En el Evangelio, en esta primera aparición a los Apóstoles y discípulos reunidos en
Jerusalén, Jesús les da todas las pruebas para que se convenzan que realmente ha
resucitado. Les disipa todas las dudas que pueden tener y que de hecho tienen en sus
corazones. Les demuestra que no es un fantasma, que realmente está allí vivo en medio de
ellos. Como nos les bastaba ver las marcas de los clavos en sus manos y pies, les da una
prueba adicional: les pide algo de comer, y come.
Luego les recuerda cómo El les había anunciado todo lo que iba a suceder y estaba
sucediendo ya, y cómo se estaban cumpliendo las Escrituras con su muerte y resurrección.
Y ya al final les dice que ellos son testigos de todo lo sucedido y les habla de que “la
necesidad de volverse a Dios para el perdón de los pecados debe predicarse a todas las
naciones, comenzando por Jerusalén”.
Y eso hacen los Apóstoles. En la Primera Lectura (Hech. 3, 13-19) tenemos un
discurso de Pedro quien, aprovechando la aglomeración de gente que se formó enseguida
de la sanación del tullido de nacimiento, hace un recuento de cómo sucedieron las cosas y
cómo fue condenado Jesús injustamente: “Israelitas: ... Ustedes lo entregaron a Pilato, que
ya había decidido ponerlo en libertad. Rechazaron al santo, al justo, y pidieron el indulto
de un asesino; han dado muerte al autor de la vida, pero Dios lo resucitó de entre los
muertos.”
Sin embargo, a pesar de la falta tan grave, del “deicidio” que se había cometido,
Pedro les habla de la misericordia de Dios en el perdón: “Ahora bien, hermanos, yo sé que
ustedes han obrado por ignorancia, al igual que sus jefes ... Por lo tanto, arrepiéntanse y
conviértanse para que se les perdonen sus pecados”.

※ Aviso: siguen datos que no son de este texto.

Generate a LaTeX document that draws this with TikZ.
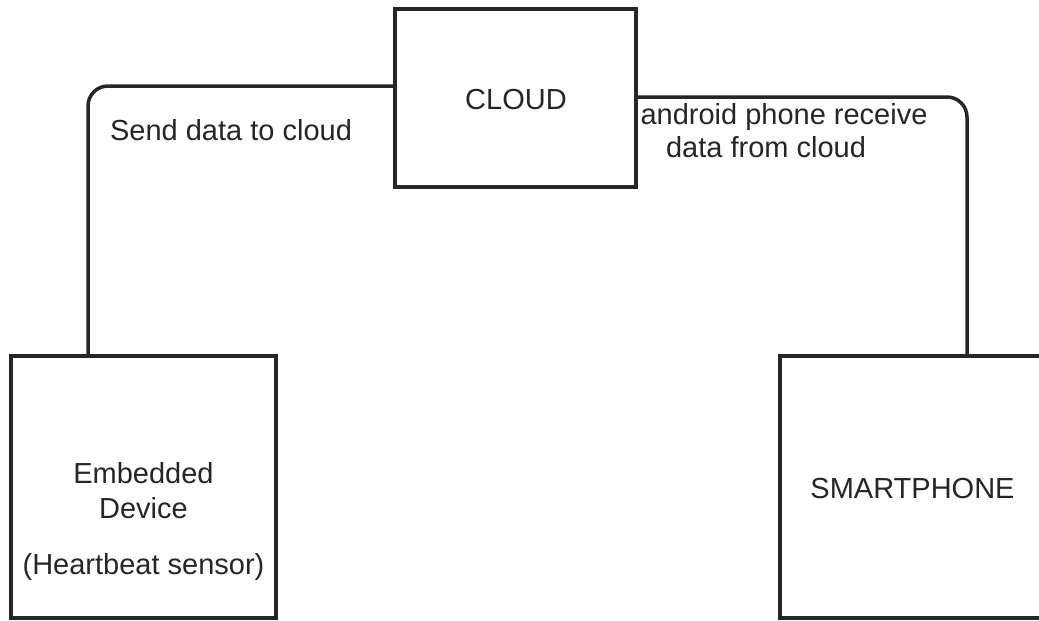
\documentclass[tikz,border=0pt]{standalone}
\usepackage{fontspec}
\setmainfont{Liberation Sans}
\begin{document}
\begin{tikzpicture}[x=1pt,y=-1pt,
  box/.style={draw=black!85, line width=3.5pt, rectangle, outer sep=0pt, inner sep=0pt},
  conn/.style={draw=black!85, line width=3.5pt, rounded corners=20pt},
  txt/.style={font=\fontsize{29}{35}\selectfont, text=black!85, align=center, inner sep=0pt}]
\useasboundingbox (0,0) rectangle (1039,621);
\clip (0,0) rectangle (1039,621);
\fill[white] (0,0) rectangle (1039,621);

% blocks
\node[box, minimum width=241pt, minimum height=178pt] (cloud) at (515.5,98) {};
\node[box, minimum width=265pt, minimum height=262pt] (emb) at (143.5,487) {};
\node[box, minimum width=265pt, minimum height=262pt] (phone) at (912.5,487) {};

% block texts (base anchor sits on the last line)
\node[txt, anchor=base] (cloudtxt) at (516,109) {CLOUD};
\node[txt, anchor=base] (embtxt) at (143.5,574) {Embedded\\Device\\[21pt](Heartbeat sensor)};
\node[txt, anchor=base] (phonetxt) at (912.5,498) {SMARTPHONE};

% links
\draw[conn] ([xshift=77pt]emb.north west) |- ([yshift=12pt]cloud.west);
\draw[conn] ([yshift=1pt]cloud.east) -| ([xshift=54.5pt]phone.north);

% link labels
\node[txt, anchor=base] (sendlbl) at (231,140) {Send data to cloud};
\node[txt, anchor=base, font=\fontsize{29}{33}\selectfont] (recvlbl) at (784,157)
  {android phone receive\\data from cloud\hspace*{36pt}};
\end{tikzpicture}
\end{document}
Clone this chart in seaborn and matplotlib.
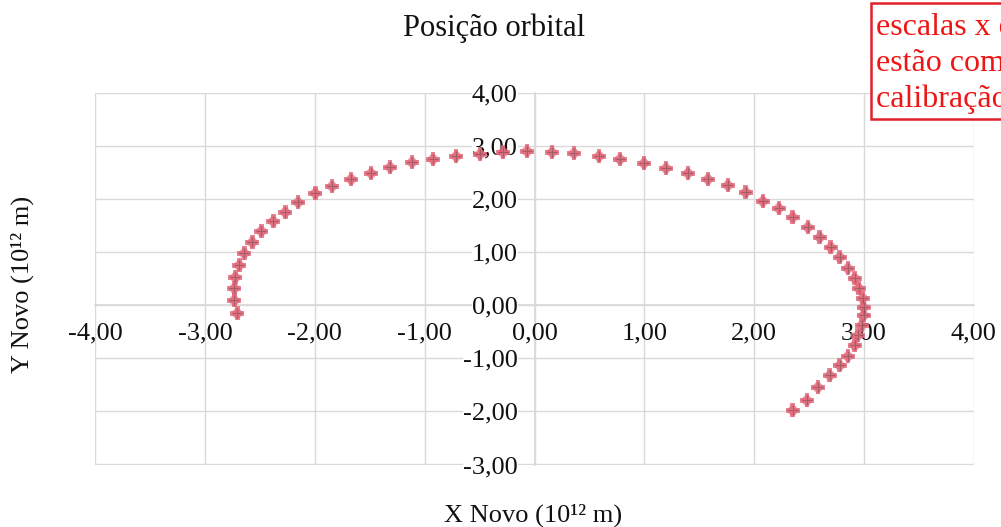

En la Segunda Lectura (1 Jn. 2, 1-5) también San Juan nos habla del arrepentimiento
y del perdón de los pecados. “Les escribo esto para que no pequen. Pero, si alguien peca,
tenemos un intercesor ante el Padre, Jesucristo, el justo. Porque El se ofreció como
víctima de expiación por nuestros pecados y no sólo por los nuestros, sino por los del
mundo entero”.
Importante hacer notar cuál es la condición para recibir el perdón de los pecados. Esa
condición, no se refiere a la gravedad de las faltas, por ejemplo. No se nos habla de que
unas faltas se perdonan y otras no, como si algunas faltas fueran tan graves que no
merecerían perdón. ¡Si se perdona hasta el “deicidio”! Se nos habla, más bien, de una sola
condición: arrepentirse, volverse a Dios. Es lo único que nos exige el Señor.
Por supuesto, el estar arrepentidos tiene como consecuencia lógica el deseo de no
volver a ofender a Dios, lo que llamamos “propósito de la enmienda”. Pero, sin embargo, si
a pesar de nuestro deseo de no pecar más, volvemos a caer, el Señor siempre nos perdona:
70 veces 7 (que no significa el total de 490 veces) sino todas las veces que necesitemos ser
perdonados.
¿Realmente tenemos conciencia de lo que significa esta disposición continua del
Señor a perdonarnos? ¿Nos damos cuenta del gran privilegio que es el sabernos siempre
perdonados por El? ¿Medimos, de verdad, cuán grande es la Misericordia de Dios para con
nosotros que le fallamos y le faltamos con tanta frecuencia?